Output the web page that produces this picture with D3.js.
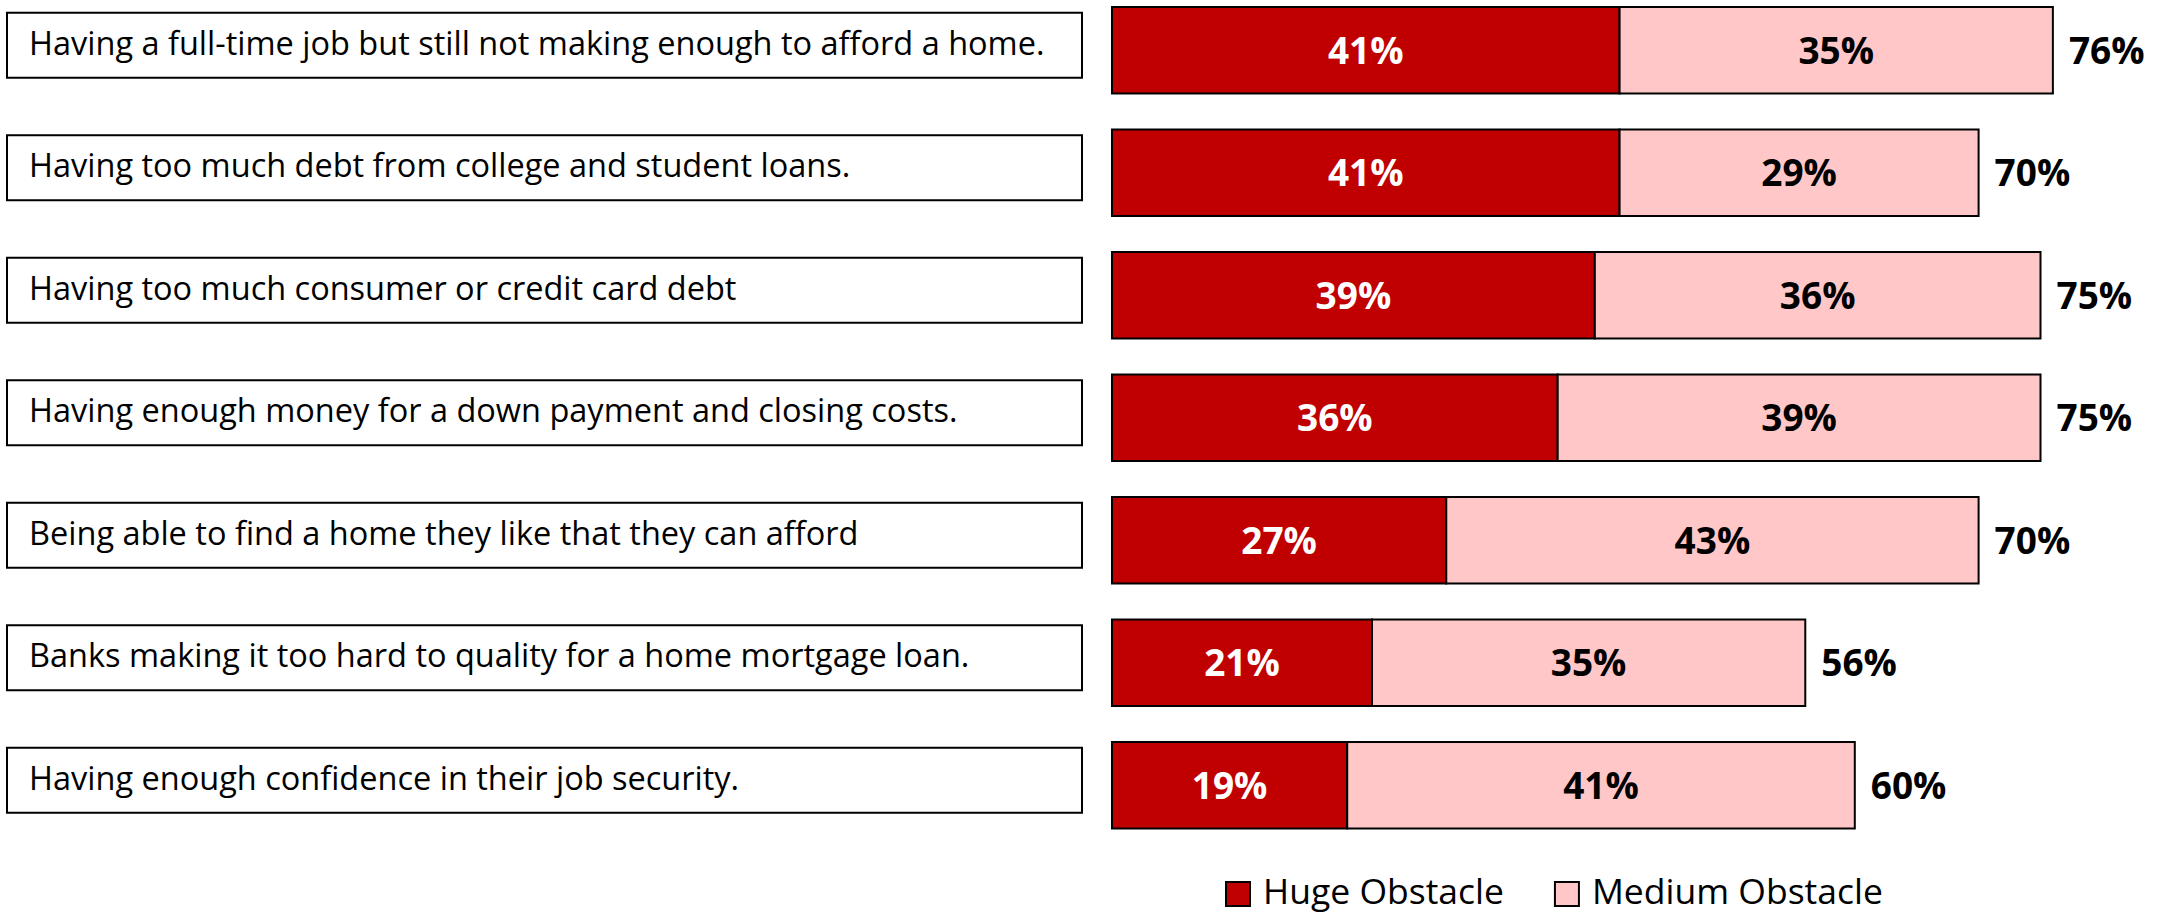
<!DOCTYPE html>
<html>
<head>
<meta charset="utf-8">
<script src="https://cdn.jsdelivr.net/npm/d3@7"></script>
<style>
  html, body { margin: 0; padding: 0; background: #ffffff; }
  svg { display: block; }
  text { font-family: "Open Sans", "Noto Sans", sans-serif; }
</style>
</head>
<body>
<svg id="chart" width="2157" height="916"></svg>
<script>
// Survey items (obstacles to buying a home)
const categories = [
  "Having a full-time job but still not making enough to afford a home.",
  "Having too much debt from college and student loans.",
  "Having too much consumer or credit card debt",
  "Having enough money for a down payment and closing costs.",
  "Being able to find a home they like that they can afford",
  "Banks making it too hard to quality for a home mortgage loan.",
  "Having enough confidence in their job security."
];
const hugeObstacle   = [41, 41, 39, 36, 27, 21, 19];
const mediumObstacle = [35, 29, 36, 39, 43, 35, 41];
const totals         = [76, 70, 75, 75, 70, 56, 60];
const seriesNames    = ["Huge Obstacle", "Medium Obstacle"];
const seriesColors   = ["#C00000", "#FFC7C7"];

const svg = d3.select("#chart");

const x = d3.scaleLinear().domain([0, 80]).range([1112, 2102.4]);
const y = d3.scaleBand().domain(categories).range([7, 828.5])
  .paddingInner(0.294).paddingOuter(0);

const rows = categories.map((c, i) => ({
  cat: c,
  segs: [
    { key: 0, x0: 0, x1: hugeObstacle[i], v: hugeObstacle[i] },
    { key: 1, x0: hugeObstacle[i], x1: hugeObstacle[i] + mediumObstacle[i], v: mediumObstacle[i] }
  ],
  total: totals[i]
}));

// Category label boxes on the left
const boxH = 65;
const labels = svg.append("g").selectAll("g").data(rows).join("g");
labels.append("rect")
  .attr("x", 7).attr("width", 1075)
  .attr("y", d => y(d.cat) + y.bandwidth() / 2 - 5 - boxH / 2)
  .attr("height", boxH)
  .attr("fill", "#fff").attr("stroke", "#000").attr("stroke-width", 2);
labels.append("text")
  .attr("x", 29)
  .attr("y", d => y(d.cat) + y.bandwidth() / 2 - 7)
  .attr("dy", "0.36em")
  .attr("font-size", 32.5)
  .attr("fill", "#000")
  .text(d => d.cat);

// Stacked bars
const bars = svg.append("g").selectAll("g").data(rows).join("g");
bars.selectAll("rect").data(d => d.segs.map(s => ({ ...s, cat: d.cat }))).join("rect")
  .attr("x", d => x(d.x0))
  .attr("width", d => x(d.x1) - x(d.x0))
  .attr("y", d => y(d.cat))
  .attr("height", y.bandwidth())
  .attr("fill", d => seriesColors[d.key])
  .attr("stroke", "#000").attr("stroke-width", 2);
bars.selectAll("text.seg").data(d => d.segs.map(s => ({ ...s, cat: d.cat }))).join("text")
  .attr("class", "seg")
  .attr("x", d => (x(d.x0) + x(d.x1)) / 2)
  .attr("y", d => y(d.cat) + y.bandwidth() / 2)
  .attr("dy", "0.36em")
  .attr("text-anchor", "middle")
  .attr("font-size", 37).attr("font-weight", 700)
  .attr("fill", d => d.key === 0 ? "#fff" : "#000")
  .text(d => d.v + "%");

// Totals at the end of each bar
bars.append("text")
  .attr("x", d => x(d.total) + 16)
  .attr("y", d => y(d.cat) + y.bandwidth() / 2)
  .attr("dy", "0.36em")
  .attr("font-size", 37).attr("font-weight", 700)
  .attr("fill", "#000")
  .text(d => d.total + "%");

// Legend
const legend = svg.append("g");
let lx = 1226;
seriesNames.forEach((name, i) => {
  legend.append("rect")
    .attr("x", lx).attr("y", 882).attr("width", 24).attr("height", 24)
    .attr("fill", seriesColors[i]).attr("stroke", "#000").attr("stroke-width", 2);
  const t = legend.append("text")
    .attr("x", lx + 37).attr("y", 904)
    .attr("font-size", 35.5).attr("fill", "#000")
    .text(name);
  lx += 37 + t.node().getComputedTextLength() + 51;
});
</script>
</body>
</html>
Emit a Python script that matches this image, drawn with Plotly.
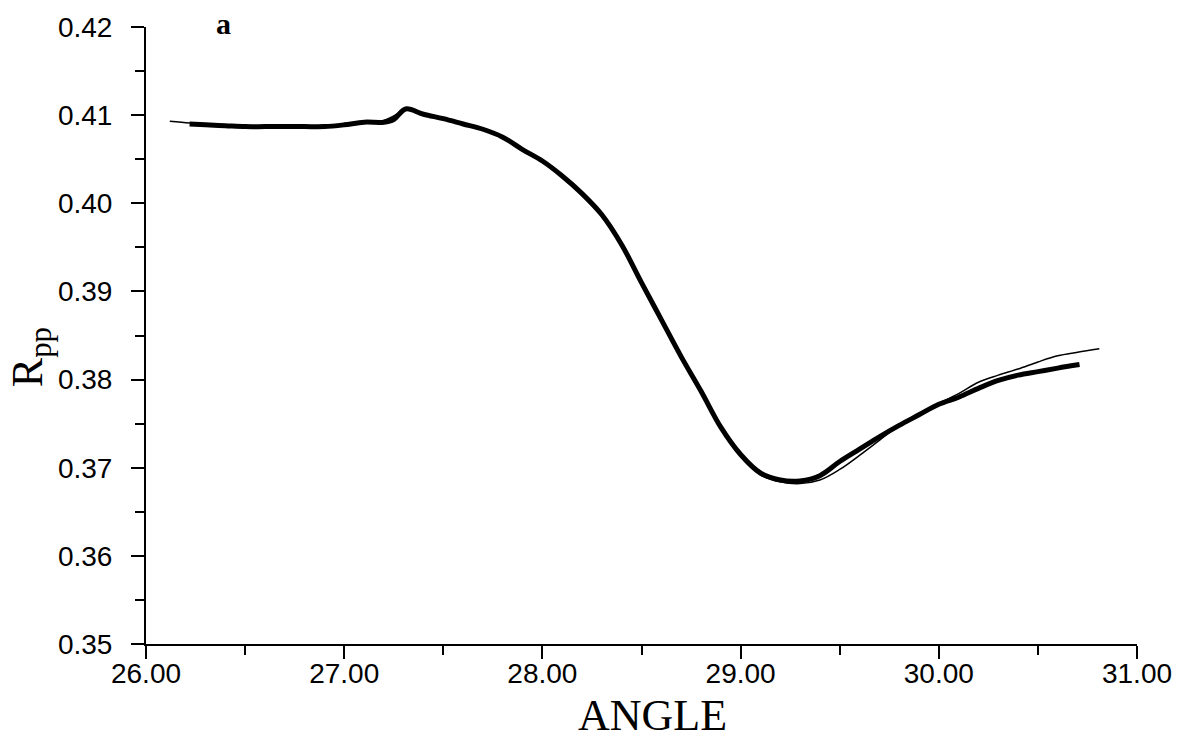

WORK INSTRUCTIONS>
Return every line of the records exactly as given, pictures excluded.

SOLUTION TO THIS PROBLEM>
Output the web page that produces this picture with D3.js.
<!DOCTYPE html>
<html>
<head>
<meta charset="utf-8">
<script src="https://cdn.jsdelivr.net/npm/d3@7"></script>
<style>
  html, body { margin: 0; padding: 0; background: #ffffff; }
  svg { display: block; }
  text { font-family: "Open Sans", "Noto Sans", sans-serif; }
</style>
</head>
<body>
<svg id="chart" width="2157" height="916"></svg>
<script>
// Survey items (obstacles to buying a home)
const categories = [
  "Having a full-time job but still not making enough to afford a home.",
  "Having too much debt from college and student loans.",
  "Having too much consumer or credit card debt",
  "Having enough money for a down payment and closing costs.",
  "Being able to find a home they like that they can afford",
  "Banks making it too hard to quality for a home mortgage loan.",
  "Having enough confidence in their job security."
];
const hugeObstacle   = [41, 41, 39, 36, 27, 21, 19];
const mediumObstacle = [35, 29, 36, 39, 43, 35, 41];
const totals         = [76, 70, 75, 75, 70, 56, 60];
const seriesNames    = ["Huge Obstacle", "Medium Obstacle"];
const seriesColors   = ["#C00000", "#FFC7C7"];

const svg = d3.select("#chart");

const x = d3.scaleLinear().domain([0, 80]).range([1112, 2102.4]);
const y = d3.scaleBand().domain(categories).range([7, 828.5])
  .paddingInner(0.294).paddingOuter(0);

const rows = categories.map((c, i) => ({
  cat: c,
  segs: [
    { key: 0, x0: 0, x1: hugeObstacle[i], v: hugeObstacle[i] },
    { key: 1, x0: hugeObstacle[i], x1: hugeObstacle[i] + mediumObstacle[i], v: mediumObstacle[i] }
  ],
  total: totals[i]
}));

// Category label boxes on the left
const boxH = 65;
const labels = svg.append("g").selectAll("g").data(rows).join("g");
labels.append("rect")
  .attr("x", 7).attr("width", 1075)
  .attr("y", d => y(d.cat) + y.bandwidth() / 2 - 5 - boxH / 2)
  .attr("height", boxH)
  .attr("fill", "#fff").attr("stroke", "#000").attr("stroke-width", 2);
labels.append("text")
  .attr("x", 29)
  .attr("y", d => y(d.cat) + y.bandwidth() / 2 - 7)
  .attr("dy", "0.36em")
  .attr("font-size", 32.5)
  .attr("fill", "#000")
  .text(d => d.cat);

// Stacked bars
const bars = svg.append("g").selectAll("g").data(rows).join("g");
bars.selectAll("rect").data(d => d.segs.map(s => ({ ...s, cat: d.cat }))).join("rect")
  .attr("x", d => x(d.x0))
  .attr("width", d => x(d.x1) - x(d.x0))
  .attr("y", d => y(d.cat))
  .attr("height", y.bandwidth())
  .attr("fill", d => seriesColors[d.key])
  .attr("stroke", "#000").attr("stroke-width", 2);
bars.selectAll("text.seg").data(d => d.segs.map(s => ({ ...s, cat: d.cat }))).join("text")
  .attr("class", "seg")
  .attr("x", d => (x(d.x0) + x(d.x1)) / 2)
  .attr("y", d => y(d.cat) + y.bandwidth() / 2)
  .attr("dy", "0.36em")
  .attr("text-anchor", "middle")
  .attr("font-size", 37).attr("font-weight", 700)
  .attr("fill", d => d.key === 0 ? "#fff" : "#000")
  .text(d => d.v + "%");

// Totals at the end of each bar
bars.append("text")
  .attr("x", d => x(d.total) + 16)
  .attr("y", d => y(d.cat) + y.bandwidth() / 2)
  .attr("dy", "0.36em")
  .attr("font-size", 37).attr("font-weight", 700)
  .attr("fill", "#000")
  .text(d => d.total + "%");

// Legend
const legend = svg.append("g");
let lx = 1226;
seriesNames.forEach((name, i) => {
  legend.append("rect")
    .attr("x", lx).attr("y", 882).attr("width", 24).attr("height", 24)
    .attr("fill", seriesColors[i]).attr("stroke", "#000").attr("stroke-width", 2);
  const t = legend.append("text")
    .attr("x", lx + 37).attr("y", 904)
    .attr("font-size", 35.5).attr("fill", "#000")
    .text(name);
  lx += 37 + t.node().getComputedTextLength() + 51;
});
</script>
</body>
</html>
Emit a Python script that matches this image, drawn with Plotly.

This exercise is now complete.